**PROMPT:** Can the data below be set down again exactly, line for line?

**STORED DATA:**
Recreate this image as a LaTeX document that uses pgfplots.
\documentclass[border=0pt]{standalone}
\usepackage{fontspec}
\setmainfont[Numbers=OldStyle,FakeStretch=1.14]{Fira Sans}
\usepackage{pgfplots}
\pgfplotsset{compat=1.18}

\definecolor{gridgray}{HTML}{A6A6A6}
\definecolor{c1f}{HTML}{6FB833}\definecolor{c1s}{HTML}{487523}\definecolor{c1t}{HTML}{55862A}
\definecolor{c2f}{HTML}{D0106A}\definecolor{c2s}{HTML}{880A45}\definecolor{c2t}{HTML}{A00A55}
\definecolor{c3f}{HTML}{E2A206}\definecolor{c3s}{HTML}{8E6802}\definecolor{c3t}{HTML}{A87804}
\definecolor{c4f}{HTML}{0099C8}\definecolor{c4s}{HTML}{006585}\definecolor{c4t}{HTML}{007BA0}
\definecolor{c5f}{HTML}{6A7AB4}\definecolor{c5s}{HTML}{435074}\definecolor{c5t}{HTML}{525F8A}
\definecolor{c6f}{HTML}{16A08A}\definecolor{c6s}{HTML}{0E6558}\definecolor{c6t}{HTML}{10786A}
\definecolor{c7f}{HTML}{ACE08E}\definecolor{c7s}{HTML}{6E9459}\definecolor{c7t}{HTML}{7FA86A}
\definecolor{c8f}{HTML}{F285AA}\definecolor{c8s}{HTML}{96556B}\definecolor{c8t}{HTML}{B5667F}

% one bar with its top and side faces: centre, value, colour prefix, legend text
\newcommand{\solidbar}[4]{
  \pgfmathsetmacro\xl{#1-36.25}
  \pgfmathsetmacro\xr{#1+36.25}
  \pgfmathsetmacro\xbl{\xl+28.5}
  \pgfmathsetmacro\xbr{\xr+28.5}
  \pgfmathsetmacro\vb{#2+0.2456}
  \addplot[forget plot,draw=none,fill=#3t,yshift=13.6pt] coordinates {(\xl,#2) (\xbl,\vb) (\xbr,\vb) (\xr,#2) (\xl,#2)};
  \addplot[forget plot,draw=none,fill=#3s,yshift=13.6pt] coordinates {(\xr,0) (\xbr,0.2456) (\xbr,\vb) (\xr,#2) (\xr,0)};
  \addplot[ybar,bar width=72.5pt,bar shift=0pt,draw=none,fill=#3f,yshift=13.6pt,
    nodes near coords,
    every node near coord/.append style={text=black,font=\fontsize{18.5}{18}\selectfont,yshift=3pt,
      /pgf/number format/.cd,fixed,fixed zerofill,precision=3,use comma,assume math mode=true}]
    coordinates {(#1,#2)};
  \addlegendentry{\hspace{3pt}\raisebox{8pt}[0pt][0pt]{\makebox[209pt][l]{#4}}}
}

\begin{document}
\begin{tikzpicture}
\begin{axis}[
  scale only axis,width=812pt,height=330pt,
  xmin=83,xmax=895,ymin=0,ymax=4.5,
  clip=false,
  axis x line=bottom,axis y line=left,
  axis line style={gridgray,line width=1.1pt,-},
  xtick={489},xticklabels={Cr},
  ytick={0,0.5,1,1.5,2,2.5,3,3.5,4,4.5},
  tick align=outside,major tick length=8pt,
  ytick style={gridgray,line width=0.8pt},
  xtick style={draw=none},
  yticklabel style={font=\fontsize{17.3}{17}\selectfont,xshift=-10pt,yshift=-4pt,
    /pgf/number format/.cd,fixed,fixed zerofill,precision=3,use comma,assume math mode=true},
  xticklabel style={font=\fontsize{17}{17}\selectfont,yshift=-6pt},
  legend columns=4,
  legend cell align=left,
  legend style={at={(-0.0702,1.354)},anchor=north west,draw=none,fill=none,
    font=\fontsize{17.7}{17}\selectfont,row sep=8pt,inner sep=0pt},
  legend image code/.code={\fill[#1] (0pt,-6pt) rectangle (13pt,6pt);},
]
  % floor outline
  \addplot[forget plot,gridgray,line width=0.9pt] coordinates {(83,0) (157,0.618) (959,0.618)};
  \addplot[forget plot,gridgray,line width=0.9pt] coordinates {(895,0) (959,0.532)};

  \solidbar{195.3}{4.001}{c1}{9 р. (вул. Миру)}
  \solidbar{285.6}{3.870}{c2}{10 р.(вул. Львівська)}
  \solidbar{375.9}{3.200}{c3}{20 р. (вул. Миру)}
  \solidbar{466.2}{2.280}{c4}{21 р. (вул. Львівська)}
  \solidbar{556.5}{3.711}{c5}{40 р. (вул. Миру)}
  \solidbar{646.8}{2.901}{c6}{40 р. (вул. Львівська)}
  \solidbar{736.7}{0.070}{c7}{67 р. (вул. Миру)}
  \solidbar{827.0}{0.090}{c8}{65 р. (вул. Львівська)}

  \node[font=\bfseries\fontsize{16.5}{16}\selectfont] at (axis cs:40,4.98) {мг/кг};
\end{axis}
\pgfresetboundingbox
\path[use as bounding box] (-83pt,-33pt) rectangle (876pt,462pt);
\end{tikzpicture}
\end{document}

**OUTPUT FOR THIS TASK:**
Recreate this image as a LaTeX document that uses pgfplots.
\documentclass[border=0pt]{standalone}
\usepackage{fontspec}
\setmainfont[Numbers=OldStyle,FakeStretch=1.14]{Fira Sans}
\usepackage{pgfplots}
\pgfplotsset{compat=1.18}

\definecolor{gridgray}{HTML}{A6A6A6}
\definecolor{c1f}{HTML}{6FB833}\definecolor{c1s}{HTML}{487523}\definecolor{c1t}{HTML}{55862A}
\definecolor{c2f}{HTML}{D0106A}\definecolor{c2s}{HTML}{880A45}\definecolor{c2t}{HTML}{A00A55}
\definecolor{c3f}{HTML}{E2A206}\definecolor{c3s}{HTML}{8E6802}\definecolor{c3t}{HTML}{A87804}
\definecolor{c4f}{HTML}{0099C8}\definecolor{c4s}{HTML}{006585}\definecolor{c4t}{HTML}{007BA0}
\definecolor{c5f}{HTML}{6A7AB4}\definecolor{c5s}{HTML}{435074}\definecolor{c5t}{HTML}{525F8A}
\definecolor{c6f}{HTML}{16A08A}\definecolor{c6s}{HTML}{0E6558}\definecolor{c6t}{HTML}{10786A}
\definecolor{c7f}{HTML}{ACE08E}\definecolor{c7s}{HTML}{6E9459}\definecolor{c7t}{HTML}{7FA86A}
\definecolor{c8f}{HTML}{F285AA}\definecolor{c8s}{HTML}{96556B}\definecolor{c8t}{HTML}{B5667F}

% one bar with its top and side faces: centre, value, colour prefix, legend text
\newcommand{\solidbar}[4]{
  \pgfmathsetmacro\xl{#1-36.25}
  \pgfmathsetmacro\xr{#1+36.25}
  \pgfmathsetmacro\xbl{\xl+28.5}
  \pgfmathsetmacro\xbr{\xr+28.5}
  \pgfmathsetmacro\vb{#2+0.2456}
  \addplot[forget plot,draw=none,fill=#3t,yshift=13.6pt] coordinates {(\xl,#2) (\xbl,\vb) (\xbr,\vb) (\xr,#2) (\xl,#2)};
  \addplot[forget plot,draw=none,fill=#3s,yshift=13.6pt] coordinates {(\xr,0) (\xbr,0.2456) (\xbr,\vb) (\xr,#2) (\xr,0)};
  \addplot[ybar,bar width=72.5pt,bar shift=0pt,draw=none,fill=#3f,yshift=13.6pt,
    nodes near coords,
    every node near coord/.append style={text=black,font=\fontsize{18.5}{18}\selectfont,yshift=3pt,
      /pgf/number format/.cd,fixed,fixed zerofill,precision=3,use comma,assume math mode=true}]
    coordinates {(#1,#2)};
  \addlegendentry{\hspace{3pt}\raisebox{8pt}[0pt][0pt]{\makebox[209pt][l]{#4}}}
}

\begin{document}
\begin{tikzpicture}
\begin{axis}[
  scale only axis,width=812pt,height=330pt,
  xmin=83,xmax=895,ymin=0,ymax=4.5,
  clip=false,
  axis x line=bottom,axis y line=left,
  axis line style={gridgray,line width=1.1pt,-},
  xtick={489},xticklabels={Cr},
  ytick={0,0.5,1,1.5,2,2.5,3,3.5,4,4.5},
  tick align=outside,major tick length=8pt,
  ytick style={gridgray,line width=0.8pt},
  xtick style={draw=none},
  yticklabel style={font=\fontsize{17.3}{17}\selectfont,xshift=-10pt,yshift=-4pt,
    /pgf/number format/.cd,fixed,fixed zerofill,precision=3,use comma,assume math mode=true},
  xticklabel style={font=\fontsize{17}{17}\selectfont,yshift=-6pt},
  legend columns=4,
  legend cell align=left,
  legend style={at={(-0.0702,1.354)},anchor=north west,draw=none,fill=none,
    font=\fontsize{17.7}{17}\selectfont,row sep=8pt,inner sep=0pt},
  legend image code/.code={\fill[#1] (0pt,-6pt) rectangle (13pt,6pt);},
]
  % floor outline
  \addplot[forget plot,gridgray,line width=0.9pt] coordinates {(83,0) (157,0.618) (959,0.618)};
  \addplot[forget plot,gridgray,line width=0.9pt] coordinates {(895,0) (959,0.532)};

  \solidbar{195.3}{4.001}{c1}{9 р. (вул. Миру)}
  \solidbar{285.6}{3.870}{c2}{10 р.(вул. Львівська)}
  \solidbar{375.9}{3.200}{c3}{20 р. (вул. Миру)}
  \solidbar{466.2}{2.280}{c4}{21 р. (вул. Львівська)}
  \solidbar{556.5}{3.711}{c5}{40 р. (вул. Миру)}
  \solidbar{646.8}{2.901}{c6}{40 р. (вул. Львівська)}
  \solidbar{736.7}{0.070}{c7}{67 р. (вул. Миру)}
  \solidbar{827.0}{0.090}{c8}{65 р. (вул. Львівська)}

  \node[font=\bfseries\fontsize{16.5}{16}\selectfont] at (axis cs:40,4.98) {мг/кг};
\end{axis}
\pgfresetboundingbox
\path[use as bounding box] (-83pt,-33pt) rectangle (876pt,462pt);
\end{tikzpicture}
\end{document}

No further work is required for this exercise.